Panel, blue-resist textile
Indian textile for American market
Not on view
Blue-resist textiles are characterized by naturalistic designs in dark and light shades of indigo blue on a loosely woven white cotton ground. These designs were made by dipping the cloth in an indigo bath, rather than trying to print indigo directly onto the cloth. The repeating figures on blue-resist fabric were made by first covering areas of the white ground with wax that was sometimes mixed with other ingredients such as clay, starch and minerals that blocked (resisted) the penetration of the indigo dye. The largest areas of white were probably reserved by painting the wax freehand onto the white fabric, which had been lightly marked with the pattern that was to remain clear of the wax and therefore be dyed blue. The marking of the pattern could have been done with a wooden printing block or with a stencil. The first bath would dye the entire unwaxed pattern a light blue. The dyer then waxed over some of the light blue areas of the design and drew in wax the fine lines that defined certain details, called "pencil work" in the period. After penciling with wax was completed, the entire piece went into the indigo bath a second time, which turned all the still uncovered areas the deeper shade of blue.

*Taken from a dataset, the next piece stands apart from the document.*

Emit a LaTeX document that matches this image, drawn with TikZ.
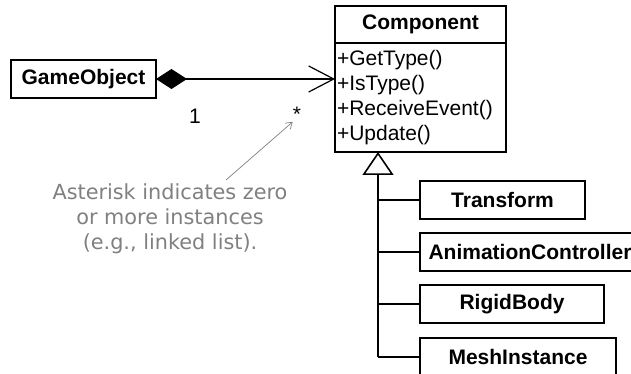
\documentclass[tikz,border=0pt]{standalone}
\usepackage{fontspec}
\setmainfont{Liberation Sans}
\newfontfamily\notefont{DejaVu Sans}
\usetikzlibrary{arrows.meta,positioning}
\definecolor{NoteColor}{RGB}{128,128,128}

\begin{document}
\begin{tikzpicture}[x=1pt, y=-1pt, font=\fontsize{21}{25}\selectfont,
    umlbox/.style={draw, line width=1.6pt, inner sep=0pt, outer sep=0pt, minimum height=38pt},
    classname/.style={umlbox, font=\fontsize{21}{25}\selectfont\bfseries},
    link/.style={line width=1.2pt},
    note/.style={text=NoteColor, font=\notefont\fontsize{20.8}{25}\selectfont}]
  \useasboundingbox (0,0) rectangle (631,374);
  % base class with its operations
  \node[classname, minimum width=171pt, minimum height=37pt] (comp) at (420.5,24.5) {Component};
  \node[umlbox, anchor=north, minimum width=171pt, minimum height=109pt, text width=167pt, align=left] (ops) at (comp.south) {+GetType()\\+IsType()\\+ReceiveEvent()\\+Update()};
  % owner and composition
  \node[classname, minimum width=145pt] (go) at (83.5,79) {GameObject};
  \draw[link, {Diamond[length=31pt, width=20pt]}-{Straight Barb[length=25pt, width=26pt]}] (go.east) -- (go.east -| ops.west);
  \node (one) at (195,116) {1};
  \node[anchor=north, inner sep=0pt] (many) at (297,107) {*};
  % remark
  \node[note, align=center] (hint) at (170,219) {Asterisk indicates zero\\or more instances\\(e.g., linked list).};
  \coordinate (hinttail) at (226,180);
  \draw[NoteColor, line width=0.7pt, -{Straight Barb[length=6pt, width=8pt]}] (hinttail) -- (many.south west);
  % derived classes
  \node[classname, anchor=west, minimum width=165pt] (tf) at (420,200) {Transform};
  \node[classname, anchor=west, minimum width=220pt] (anim) at (420,252) {AnimationController};
  \node[classname, anchor=west, minimum width=184pt] (rb) at (420,304) {RigidBody};
  \node[classname, anchor=west, minimum width=196pt] (mesh) at (420,357) {MeshInstance};
  \coordinate (trunk) at (378,357);
  \draw[link, -{Triangle[open, length=23pt, width=31pt, line width=1.6pt]}] (trunk) -- (trunk |- ops.south);
  \foreach \sub in {tf,anim,rb,mesh}
    \draw[link] (trunk |- \sub.west) -- (\sub.west);
\end{tikzpicture}
\end{document}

Determining the country of origin of this blue-resist fabric frustrated several generations of American textile historians. It is found in abundance in museums with major American textile collections, most often acquired between the 1920s and 1960s. It entered those collections as examples of rare, early American-made fabric. The pieces were often accompanied by family histories that attested to original ownership in New York’s Hudson River valley or Long Island, or sometimes coastal Connecticut. Interestingly, many of these histories trace the popularity of this type of fabric to eighteenth-century families who had emigrated from Netherlands.
However, after years of study most scholars concluded that since there was little documentary evidence of mid-eighteenth-century American textile production, and because there was one extant piece with a British excise tax stamp, these textiles had to have been made in England and exported to the American colonies. But there remained a problem with this supposition, as no blue resist fabric has been found in England. Instead, after recent research, it seems most likely that these textiles were exported by the English East India Company from India to the colonies. Several sources of evidence lead to this conclusion. Resist-dyeing with indigo was common in India at least as early as the thirteenth century, and the all-cotton white base fabric is certainly Indian—the English did not perfect weaving pure cottons until the 1770s. American merchant’s orders exist requesting this type of fabric from their East India Company suppliers. And at the time these fabrics were produced, there was a ban on importing Indian printed fabrics into England where they were perceived as in competition with English printed goods, but that ban did not hold for the North American colonies. It is possible that these decorative, yet simply printed furnishing textiles would not have appealed to the more refined European market. However, as bed hangings, quilts, and curtains, they brightened up the homes of many American colonists.